Synthesis of stable Cu-supported pillared clays for wet tyrosol oxidation with H2O2

In the present paper the synthesis of stable Cu-containing pillared clays catalysts (Cu-PILCs) is described. These catalysts were prepared by the solid-state reaction of Al-pillared clay with copper nitrate. The resultant materials were then treated with an oxalic acid solution in order to improve the dispersion of metal species on the alumina pillars. Characterization studies were performed by use of X-ray diffraction, nitrogen adsorption at 77 K, chemical analysis, temperature-programmed reduction (H2-TPR) and transmission electron microscopy (TEM). The texture of the copper catalysts showed a high specific surface area and microporosity (197 m2 g−1 and 0.081 cm3 g−1 respectively for the catalyst Cu5.6Al-PILC), with high loading of copper (up to 4.72Cu wt%). TPRprofiles of catalysts show the presence of isolated copper species with high interaction with the alumina pillars.The properties of copper-based catalysts have been studied in the wet hydrogen peroxide oxidation of an aqueous solution of tyrosol, a molecule which constitutes more than half of the light fraction of the olive mill wastewater. The reaction was conducted in batch and flow reactors. Performance of catalysts remained quite excellent; total removal of tyrosol with high TOC abatement (around 65%) was obtained after 2 h reaction. Furthermore, the Cu5.6Al-PILC(t) catalyst showed very high stability and performance in the flow reactor: 90% of tyrosol conversion and 78% of TOC removal are obtained in 192 h on stream, without the detection of any change in the activity.
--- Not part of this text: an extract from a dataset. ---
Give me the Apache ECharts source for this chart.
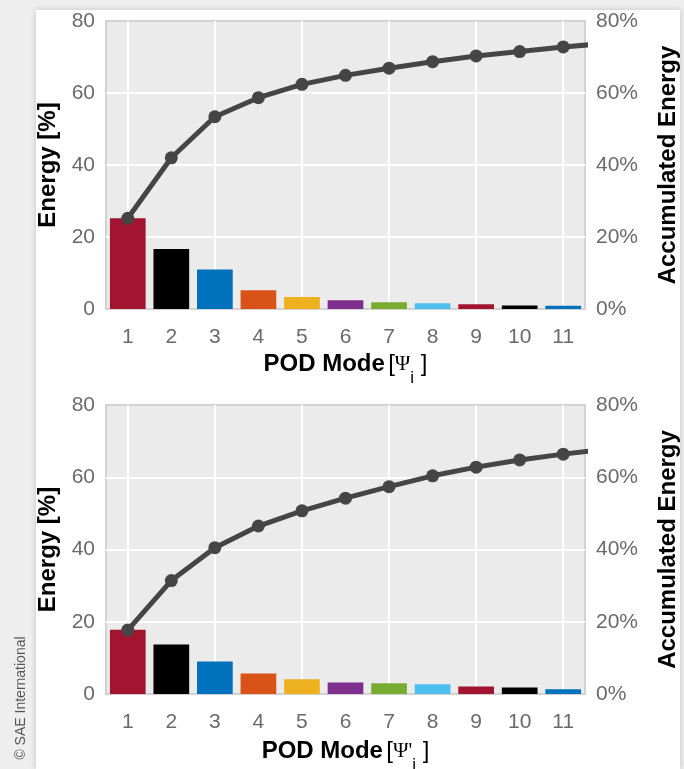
<!DOCTYPE html>
<html>
<head>
<meta charset="utf-8">
<script src="https://cdn.jsdelivr.net/npm/echarts@6/dist/echarts.min.js"></script>
<style>
  html, body { margin: 0; padding: 0; background: #eeeeee; }
  #card { position: absolute; left: 36px; top: 10px; width: 644px; height: 759px;
          background: #fff; box-shadow: 0 0 6px rgba(0,0,0,0.18); }
  #container { position: absolute; left: 0; top: 0; width: 684px; height: 769px; }
</style>
</head>
<body>
<div id="card"></div>
<div id="container"></div>
<script>
// POD modes 1..11
var modes = ['1', '2', '3', '4', '5', '6', '7', '8', '9', '10', '11'];
var modeColors = ['#A2142F', '#000000', '#0072BD', '#D95319', '#EDB120', '#7E2F8E',
                  '#77AC30', '#4DBEEE', '#A2142F', '#000000', '#0072BD'];

// upper plot: Psi_i
var topEnergy = [25.2, 16.7, 11.0, 5.2, 3.3, 2.4, 1.9, 1.6, 1.3, 1.0, 0.9];
var topAccum = [25.2, 42.0, 53.4, 58.7, 62.4, 64.9, 66.9, 68.7, 70.3, 71.5, 72.8, 73.8];

// lower plot: Psi'_i
var bottomEnergy = [17.8, 13.7, 9.0, 5.7, 4.1, 3.2, 3.0, 2.7, 2.1, 1.8, 1.3];
var bottomAccum = [17.7, 31.4, 40.5, 46.5, 50.7, 54.2, 57.4, 60.4, 62.8, 64.8, 66.4, 67.8];

// vertical white grid lines sit on the odd modes
var vGridModes = [1, 3, 5, 7, 9, 11];

var dom = document.getElementById('container');
var myChart = echarts.init(dom);

var font = 'Liberation Sans, Arial, sans-serif';
var gridLine = ['#d2d2d2', '#ffffff', '#ffffff', '#ffffff', '#d2d2d2'];
var tickColor = '#6a6a6a';

var nameRich = {
    b: { fontFamily: font, fontWeight: 'bold', fontSize: 24, color: '#000', lineHeight: 30 },
    r: { fontFamily: font, fontSize: 24, color: '#000', lineHeight: 30 },
    psi: { fontFamily: 'Liberation Serif, serif', fontSize: 21, color: '#000', lineHeight: 30 },
    sub: { fontFamily: font, fontSize: 17, color: '#000', lineHeight: 46, verticalAlign: 'bottom' }
};

var grids = [
    { left: 106, right: 99, top: 21, height: 288 },
    { left: 106, right: 99, top: 405, height: 289 }
];

var xAxes = [], yAxes = [], series = [];
var names = ['{b|POD Mode} {r|[}{psi|Ψ}{sub|i}{r| ]}', "{b|POD Mode} {r|[}{psi|Ψ'}{sub|i}{r| ]}"];
var energies = [topEnergy, bottomEnergy];
var accums = [topAccum, bottomAccum];

grids.forEach(function (g, i) {
    g.show = true;
    g.backgroundColor = '#ebebeb';
    g.borderColor = '#d2d2d2';
    g.borderWidth = 2;
    g.outerBoundsMode = 'none';
    g.containLabel = false;

    // category axis for bars
    xAxes.push({
        type: 'category', gridIndex: i, data: modes,
        axisLine: { show: false }, axisTick: { show: false },
        splitLine: { show: false },
        axisLabel: { color: tickColor, fontSize: 21, fontFamily: font, margin: 18 },
        name: names[i], nameLocation: 'middle', nameGap: i === 0 ? 32 : 34,
        nameTextStyle: { rich: nameRich }
    });
    // value axis for the cumulative line (same positions as categories)
    xAxes.push({
        type: 'value', gridIndex: i, min: 0.5, max: 11.5, show: false,
        splitLine: { show: false }
    });
    yAxes.push({
        type: 'value', gridIndex: i, min: 0, max: 80, interval: 20,
        axisLine: { show: false }, axisTick: { show: false },
        axisLabel: { color: tickColor, fontSize: 21, fontFamily: font, margin: 11 },
        splitLine: { show: true, lineStyle: { color: gridLine, width: 2 } },
        name: 'Energy [%]', nameLocation: 'middle', nameGap: 45, nameRotate: 90,
        nameTextStyle: { fontFamily: font, fontWeight: 'bold', fontSize: 24, color: '#000' }
    });
    yAxes.push({
        type: 'value', gridIndex: i, position: 'right', min: 0, max: 80, interval: 20,
        axisLine: { show: false }, axisTick: { show: false }, splitLine: { show: false },
        axisLabel: { color: tickColor, fontSize: 21, fontFamily: font, margin: 11, formatter: '{value}%' },
        name: 'Accumulated Energy', nameLocation: 'middle', nameGap: 71, nameRotate: 90,
        nameTextStyle: { fontFamily: font, fontWeight: 'bold', fontSize: 24, color: '#000' }
    });

    series.push({
        type: 'bar', xAxisIndex: i * 2, yAxisIndex: i * 2, z: 2,
        barCategoryGap: '18%',
        data: energies[i].map(function (v, k) {
            return { value: v, itemStyle: { color: modeColors[k] } };
        })
    });
    series.push({
        type: 'line', xAxisIndex: i * 2 + 1, yAxisIndex: i * 2 + 1, z: 3,
        clip: true,
        symbol: 'circle', symbolSize: 13,
        lineStyle: { color: '#454545', width: 5 },
        itemStyle: { color: '#454545' },
        data: accums[i].map(function (v, k) { return [k + 1, v]; }),
        markLine: {
            silent: true, symbol: 'none', z: 1, animation: false,
            label: { show: false },
            lineStyle: { color: '#ffffff', width: 2, type: 'solid' },
            data: vGridModes.map(function (m) { return { xAxis: m }; })
        }
    });
});

var option = {
    animation: false,
    grid: grids,
    xAxis: xAxes,
    yAxis: yAxes,
    series: series,
    graphic: [{
        type: 'text', x: 21, y: 698, rotation: Math.PI / 2,
        style: {
            text: '© SAE International', fontFamily: font, fontSize: 14,
            fill: '#555', align: 'center', verticalAlign: 'middle'
        }
    }]
};
myChart.setOption(option);
</script>
</body>
</html>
► Calcination temperature of the clay support was reduced from 500 °C to 350 °C. ► A new step of treatment with an oxalic acid solution has been studied. ► Decreasing calcination temperature will increase the retention of Cu on the Alpillars. ► Isolated Cu2+ uniformly dispersed and strongly attached to the support is generated. ► Cu–Al–PILCs show superior catalytic activity and high stability in a flow reactor.